List all lines in the material below that contain "Output".

Task input –
_ _ _ _ _ _ _

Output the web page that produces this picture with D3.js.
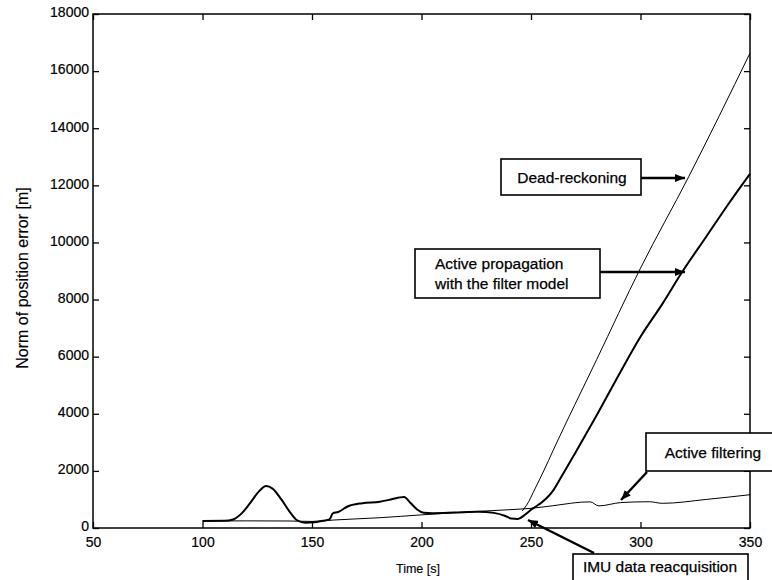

_ _ _ _ _ _ _

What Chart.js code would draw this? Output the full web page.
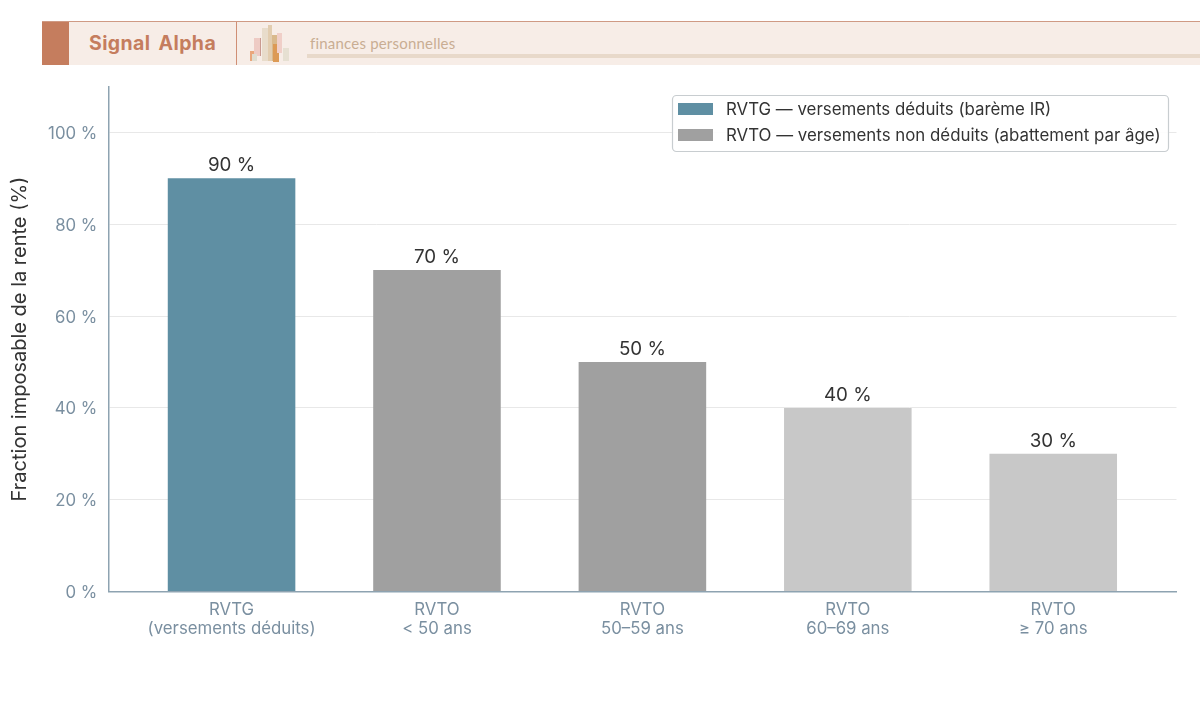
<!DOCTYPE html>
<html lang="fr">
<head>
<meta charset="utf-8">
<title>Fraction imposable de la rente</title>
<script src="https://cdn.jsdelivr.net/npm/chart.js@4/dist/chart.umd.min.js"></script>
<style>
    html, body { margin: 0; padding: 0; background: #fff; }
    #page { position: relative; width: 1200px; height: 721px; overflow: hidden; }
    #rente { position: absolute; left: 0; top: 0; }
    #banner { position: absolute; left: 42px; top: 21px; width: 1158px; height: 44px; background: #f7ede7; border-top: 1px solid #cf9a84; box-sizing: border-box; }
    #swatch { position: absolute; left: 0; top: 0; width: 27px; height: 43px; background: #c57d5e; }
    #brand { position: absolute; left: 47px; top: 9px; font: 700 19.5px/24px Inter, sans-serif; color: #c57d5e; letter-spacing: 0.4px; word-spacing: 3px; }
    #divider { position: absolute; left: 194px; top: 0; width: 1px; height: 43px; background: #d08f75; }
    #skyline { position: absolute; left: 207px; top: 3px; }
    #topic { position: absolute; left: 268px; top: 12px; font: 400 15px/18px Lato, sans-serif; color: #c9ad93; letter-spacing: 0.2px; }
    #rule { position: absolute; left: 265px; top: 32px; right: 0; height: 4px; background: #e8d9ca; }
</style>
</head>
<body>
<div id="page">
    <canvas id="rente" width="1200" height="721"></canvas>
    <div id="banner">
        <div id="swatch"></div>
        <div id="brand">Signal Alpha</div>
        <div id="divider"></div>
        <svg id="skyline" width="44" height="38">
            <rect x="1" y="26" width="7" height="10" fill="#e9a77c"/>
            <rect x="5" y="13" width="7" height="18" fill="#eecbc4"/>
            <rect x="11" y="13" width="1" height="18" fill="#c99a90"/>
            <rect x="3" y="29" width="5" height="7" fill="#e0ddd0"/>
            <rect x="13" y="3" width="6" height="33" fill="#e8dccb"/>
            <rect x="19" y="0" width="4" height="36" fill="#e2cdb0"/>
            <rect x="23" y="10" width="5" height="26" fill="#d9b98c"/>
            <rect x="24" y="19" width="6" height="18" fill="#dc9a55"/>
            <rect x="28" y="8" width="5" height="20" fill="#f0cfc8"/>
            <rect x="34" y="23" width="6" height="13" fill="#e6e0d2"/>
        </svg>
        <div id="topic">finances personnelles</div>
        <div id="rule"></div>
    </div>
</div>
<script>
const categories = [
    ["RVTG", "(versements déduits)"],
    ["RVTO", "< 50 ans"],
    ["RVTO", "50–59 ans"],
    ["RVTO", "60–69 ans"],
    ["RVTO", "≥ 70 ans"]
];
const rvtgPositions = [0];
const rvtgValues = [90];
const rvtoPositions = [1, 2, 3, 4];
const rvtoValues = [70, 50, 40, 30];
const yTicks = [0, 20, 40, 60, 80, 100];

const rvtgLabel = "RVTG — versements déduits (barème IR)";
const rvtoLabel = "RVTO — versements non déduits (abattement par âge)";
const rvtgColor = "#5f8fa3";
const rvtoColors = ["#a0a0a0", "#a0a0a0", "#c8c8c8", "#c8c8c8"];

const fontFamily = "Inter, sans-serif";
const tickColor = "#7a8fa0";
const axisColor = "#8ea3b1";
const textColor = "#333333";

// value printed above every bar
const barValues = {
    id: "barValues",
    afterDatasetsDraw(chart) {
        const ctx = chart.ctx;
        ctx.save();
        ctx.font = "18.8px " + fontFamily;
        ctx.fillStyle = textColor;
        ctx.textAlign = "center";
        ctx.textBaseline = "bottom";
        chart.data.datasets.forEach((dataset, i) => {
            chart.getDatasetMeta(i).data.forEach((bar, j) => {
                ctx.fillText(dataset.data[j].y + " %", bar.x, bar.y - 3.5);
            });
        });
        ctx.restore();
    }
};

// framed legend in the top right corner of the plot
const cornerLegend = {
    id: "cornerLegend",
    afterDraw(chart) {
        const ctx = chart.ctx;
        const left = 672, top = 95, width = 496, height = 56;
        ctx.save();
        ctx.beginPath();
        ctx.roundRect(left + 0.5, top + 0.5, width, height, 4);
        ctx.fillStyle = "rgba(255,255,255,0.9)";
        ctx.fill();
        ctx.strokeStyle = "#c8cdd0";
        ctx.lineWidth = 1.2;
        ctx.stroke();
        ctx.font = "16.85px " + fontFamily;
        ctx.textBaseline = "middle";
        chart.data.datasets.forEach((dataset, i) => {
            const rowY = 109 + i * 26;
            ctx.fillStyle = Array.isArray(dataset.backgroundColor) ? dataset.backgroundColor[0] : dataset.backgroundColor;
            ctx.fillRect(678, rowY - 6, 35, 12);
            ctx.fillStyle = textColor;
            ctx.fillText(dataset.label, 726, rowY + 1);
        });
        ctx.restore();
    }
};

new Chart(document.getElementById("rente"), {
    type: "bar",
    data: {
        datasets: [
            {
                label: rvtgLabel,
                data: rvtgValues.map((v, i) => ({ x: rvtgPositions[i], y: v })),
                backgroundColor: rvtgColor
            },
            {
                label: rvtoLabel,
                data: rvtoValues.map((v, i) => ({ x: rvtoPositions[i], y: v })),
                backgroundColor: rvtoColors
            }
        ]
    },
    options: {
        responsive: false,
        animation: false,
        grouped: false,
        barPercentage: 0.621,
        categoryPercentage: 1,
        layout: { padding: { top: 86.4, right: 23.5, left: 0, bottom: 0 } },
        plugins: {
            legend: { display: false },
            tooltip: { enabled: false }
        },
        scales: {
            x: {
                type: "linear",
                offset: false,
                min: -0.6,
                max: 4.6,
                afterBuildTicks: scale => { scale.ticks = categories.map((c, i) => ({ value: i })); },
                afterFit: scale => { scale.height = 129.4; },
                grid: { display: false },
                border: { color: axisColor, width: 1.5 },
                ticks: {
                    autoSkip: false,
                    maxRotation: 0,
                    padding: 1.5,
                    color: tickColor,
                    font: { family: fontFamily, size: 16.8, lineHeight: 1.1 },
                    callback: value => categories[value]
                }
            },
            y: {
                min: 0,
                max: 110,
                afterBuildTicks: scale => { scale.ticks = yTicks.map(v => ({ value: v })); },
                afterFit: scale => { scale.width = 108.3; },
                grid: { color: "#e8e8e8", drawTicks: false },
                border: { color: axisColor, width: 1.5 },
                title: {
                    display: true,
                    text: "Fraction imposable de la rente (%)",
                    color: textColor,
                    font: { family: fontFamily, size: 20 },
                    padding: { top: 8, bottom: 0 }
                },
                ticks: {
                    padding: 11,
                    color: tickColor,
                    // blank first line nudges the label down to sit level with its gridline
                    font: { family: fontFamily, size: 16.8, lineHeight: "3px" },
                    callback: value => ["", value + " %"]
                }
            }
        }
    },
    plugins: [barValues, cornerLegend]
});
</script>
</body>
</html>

_ _ _ _ _ _ _

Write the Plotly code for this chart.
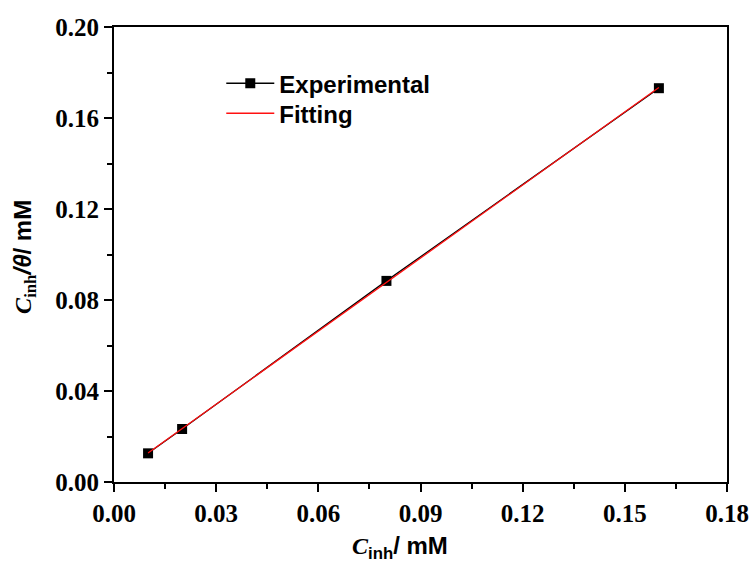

_ _ _ _ _ _ _

Result –
Output the web page that produces this picture with D3.js.
What Chart.js code would draw this? Output the full web page.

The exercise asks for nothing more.